Retype each line of the material exactly, please, skipping any picture in it.
=== Data lines ===
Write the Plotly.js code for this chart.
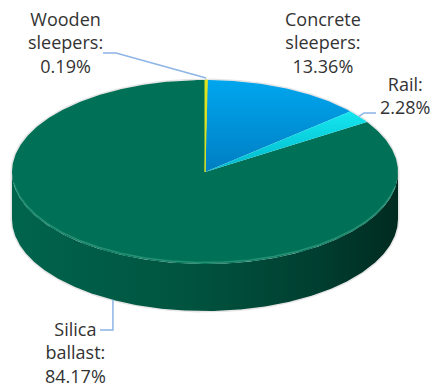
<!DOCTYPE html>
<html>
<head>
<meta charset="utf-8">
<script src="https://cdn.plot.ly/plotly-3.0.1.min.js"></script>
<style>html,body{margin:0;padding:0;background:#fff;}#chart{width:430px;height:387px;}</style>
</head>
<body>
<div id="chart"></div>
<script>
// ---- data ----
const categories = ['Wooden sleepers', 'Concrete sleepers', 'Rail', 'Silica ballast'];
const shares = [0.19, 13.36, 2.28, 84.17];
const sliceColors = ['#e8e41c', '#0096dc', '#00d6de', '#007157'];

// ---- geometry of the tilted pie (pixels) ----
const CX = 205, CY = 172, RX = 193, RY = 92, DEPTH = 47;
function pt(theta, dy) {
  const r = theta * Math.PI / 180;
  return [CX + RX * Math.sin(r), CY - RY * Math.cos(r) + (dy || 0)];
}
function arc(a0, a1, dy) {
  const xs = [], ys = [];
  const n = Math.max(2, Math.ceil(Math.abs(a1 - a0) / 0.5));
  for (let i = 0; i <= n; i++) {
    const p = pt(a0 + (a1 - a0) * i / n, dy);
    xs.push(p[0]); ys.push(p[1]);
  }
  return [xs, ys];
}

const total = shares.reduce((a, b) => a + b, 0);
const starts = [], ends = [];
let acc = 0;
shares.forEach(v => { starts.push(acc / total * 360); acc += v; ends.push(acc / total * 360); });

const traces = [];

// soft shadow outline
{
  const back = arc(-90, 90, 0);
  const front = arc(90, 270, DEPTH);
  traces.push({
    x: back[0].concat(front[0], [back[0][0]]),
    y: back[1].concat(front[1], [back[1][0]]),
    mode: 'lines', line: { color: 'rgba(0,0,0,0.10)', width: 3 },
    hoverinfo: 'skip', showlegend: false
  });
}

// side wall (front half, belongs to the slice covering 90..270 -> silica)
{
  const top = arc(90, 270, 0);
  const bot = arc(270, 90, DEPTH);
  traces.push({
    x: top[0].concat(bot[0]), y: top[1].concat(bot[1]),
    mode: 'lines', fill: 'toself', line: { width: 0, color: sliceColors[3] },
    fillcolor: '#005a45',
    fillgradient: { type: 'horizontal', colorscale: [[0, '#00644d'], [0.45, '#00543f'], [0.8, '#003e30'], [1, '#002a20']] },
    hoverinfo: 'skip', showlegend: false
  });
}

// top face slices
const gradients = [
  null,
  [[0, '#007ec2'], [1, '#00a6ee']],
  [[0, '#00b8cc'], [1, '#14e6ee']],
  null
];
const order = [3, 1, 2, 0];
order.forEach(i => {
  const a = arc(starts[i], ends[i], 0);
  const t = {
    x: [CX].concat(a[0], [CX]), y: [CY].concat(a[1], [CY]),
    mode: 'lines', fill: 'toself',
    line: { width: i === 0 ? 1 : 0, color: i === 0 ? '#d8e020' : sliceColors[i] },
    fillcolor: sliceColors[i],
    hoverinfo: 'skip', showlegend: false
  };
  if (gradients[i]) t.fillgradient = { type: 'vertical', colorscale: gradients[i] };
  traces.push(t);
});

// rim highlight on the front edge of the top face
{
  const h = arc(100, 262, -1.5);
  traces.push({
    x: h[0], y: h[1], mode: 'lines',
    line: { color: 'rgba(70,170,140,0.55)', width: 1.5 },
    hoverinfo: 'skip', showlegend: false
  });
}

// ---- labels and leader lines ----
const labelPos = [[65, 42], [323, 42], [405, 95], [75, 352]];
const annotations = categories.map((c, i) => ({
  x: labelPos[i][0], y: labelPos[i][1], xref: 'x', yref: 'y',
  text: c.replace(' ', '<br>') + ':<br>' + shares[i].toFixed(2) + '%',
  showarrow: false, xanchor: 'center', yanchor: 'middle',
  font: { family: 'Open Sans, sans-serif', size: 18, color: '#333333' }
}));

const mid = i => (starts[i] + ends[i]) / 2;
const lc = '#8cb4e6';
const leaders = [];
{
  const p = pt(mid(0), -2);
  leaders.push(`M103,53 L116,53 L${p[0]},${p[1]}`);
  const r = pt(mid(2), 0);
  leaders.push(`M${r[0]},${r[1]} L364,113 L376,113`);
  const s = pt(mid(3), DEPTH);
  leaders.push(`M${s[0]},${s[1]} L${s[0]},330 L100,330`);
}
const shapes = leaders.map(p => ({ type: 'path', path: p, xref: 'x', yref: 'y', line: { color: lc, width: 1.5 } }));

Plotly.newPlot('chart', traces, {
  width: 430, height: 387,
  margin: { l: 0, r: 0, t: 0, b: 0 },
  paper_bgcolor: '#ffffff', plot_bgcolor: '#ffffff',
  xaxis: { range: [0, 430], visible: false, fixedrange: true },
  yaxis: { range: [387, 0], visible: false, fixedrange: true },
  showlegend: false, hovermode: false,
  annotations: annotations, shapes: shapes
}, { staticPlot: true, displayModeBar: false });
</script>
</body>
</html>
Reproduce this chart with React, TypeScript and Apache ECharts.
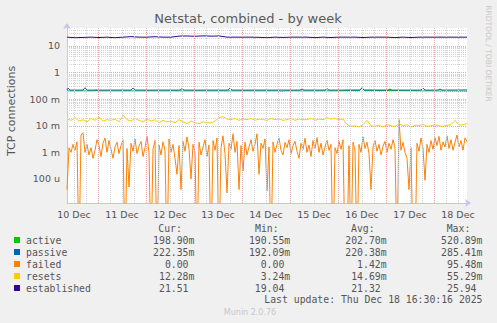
===
Solution for this task:
Write the Plotly.js code for this chart.
<!DOCTYPE html>
<html>
<head>
<meta charset="utf-8">
<script src="https://cdn.plot.ly/plotly-3.0.1.min.js"></script>
<style>html,body{margin:0;padding:0;background:#fff;}#chart{width:430px;height:387px;}</style>
</head>
<body>
<div id="chart"></div>
<script>
// ---- data ----
const categories = ['Wooden sleepers', 'Concrete sleepers', 'Rail', 'Silica ballast'];
const shares = [0.19, 13.36, 2.28, 84.17];
const sliceColors = ['#e8e41c', '#0096dc', '#00d6de', '#007157'];

// ---- geometry of the tilted pie (pixels) ----
const CX = 205, CY = 172, RX = 193, RY = 92, DEPTH = 47;
function pt(theta, dy) {
  const r = theta * Math.PI / 180;
  return [CX + RX * Math.sin(r), CY - RY * Math.cos(r) + (dy || 0)];
}
function arc(a0, a1, dy) {
  const xs = [], ys = [];
  const n = Math.max(2, Math.ceil(Math.abs(a1 - a0) / 0.5));
  for (let i = 0; i <= n; i++) {
    const p = pt(a0 + (a1 - a0) * i / n, dy);
    xs.push(p[0]); ys.push(p[1]);
  }
  return [xs, ys];
}

const total = shares.reduce((a, b) => a + b, 0);
const starts = [], ends = [];
let acc = 0;
shares.forEach(v => { starts.push(acc / total * 360); acc += v; ends.push(acc / total * 360); });

const traces = [];

// soft shadow outline
{
  const back = arc(-90, 90, 0);
  const front = arc(90, 270, DEPTH);
  traces.push({
    x: back[0].concat(front[0], [back[0][0]]),
    y: back[1].concat(front[1], [back[1][0]]),
    mode: 'lines', line: { color: 'rgba(0,0,0,0.10)', width: 3 },
    hoverinfo: 'skip', showlegend: false
  });
}

// side wall (front half, belongs to the slice covering 90..270 -> silica)
{
  const top = arc(90, 270, 0);
  const bot = arc(270, 90, DEPTH);
  traces.push({
    x: top[0].concat(bot[0]), y: top[1].concat(bot[1]),
    mode: 'lines', fill: 'toself', line: { width: 0, color: sliceColors[3] },
    fillcolor: '#005a45',
    fillgradient: { type: 'horizontal', colorscale: [[0, '#00644d'], [0.45, '#00543f'], [0.8, '#003e30'], [1, '#002a20']] },
    hoverinfo: 'skip', showlegend: false
  });
}

// top face slices
const gradients = [
  null,
  [[0, '#007ec2'], [1, '#00a6ee']],
  [[0, '#00b8cc'], [1, '#14e6ee']],
  null
];
const order = [3, 1, 2, 0];
order.forEach(i => {
  const a = arc(starts[i], ends[i], 0);
  const t = {
    x: [CX].concat(a[0], [CX]), y: [CY].concat(a[1], [CY]),
    mode: 'lines', fill: 'toself',
    line: { width: i === 0 ? 1 : 0, color: i === 0 ? '#d8e020' : sliceColors[i] },
    fillcolor: sliceColors[i],
    hoverinfo: 'skip', showlegend: false
  };
  if (gradients[i]) t.fillgradient = { type: 'vertical', colorscale: gradients[i] };
  traces.push(t);
});

// rim highlight on the front edge of the top face
{
  const h = arc(100, 262, -1.5);
  traces.push({
    x: h[0], y: h[1], mode: 'lines',
    line: { color: 'rgba(70,170,140,0.55)', width: 1.5 },
    hoverinfo: 'skip', showlegend: false
  });
}

// ---- labels and leader lines ----
const labelPos = [[65, 42], [323, 42], [405, 95], [75, 352]];
const annotations = categories.map((c, i) => ({
  x: labelPos[i][0], y: labelPos[i][1], xref: 'x', yref: 'y',
  text: c.replace(' ', '<br>') + ':<br>' + shares[i].toFixed(2) + '%',
  showarrow: false, xanchor: 'center', yanchor: 'middle',
  font: { family: 'Open Sans, sans-serif', size: 18, color: '#333333' }
}));

const mid = i => (starts[i] + ends[i]) / 2;
const lc = '#8cb4e6';
const leaders = [];
{
  const p = pt(mid(0), -2);
  leaders.push(`M103,53 L116,53 L${p[0]},${p[1]}`);
  const r = pt(mid(2), 0);
  leaders.push(`M${r[0]},${r[1]} L364,113 L376,113`);
  const s = pt(mid(3), DEPTH);
  leaders.push(`M${s[0]},${s[1]} L${s[0]},330 L100,330`);
}
const shapes = leaders.map(p => ({ type: 'path', path: p, xref: 'x', yref: 'y', line: { color: lc, width: 1.5 } }));

Plotly.newPlot('chart', traces, {
  width: 430, height: 387,
  margin: { l: 0, r: 0, t: 0, b: 0 },
  paper_bgcolor: '#ffffff', plot_bgcolor: '#ffffff',
  xaxis: { range: [0, 430], visible: false, fixedrange: true },
  yaxis: { range: [387, 0], visible: false, fixedrange: true },
  showlegend: false, hovermode: false,
  annotations: annotations, shapes: shapes
}, { staticPlot: true, displayModeBar: false });
</script>
</body>
</html>
Reproduce this chart with React, TypeScript and Apache ECharts.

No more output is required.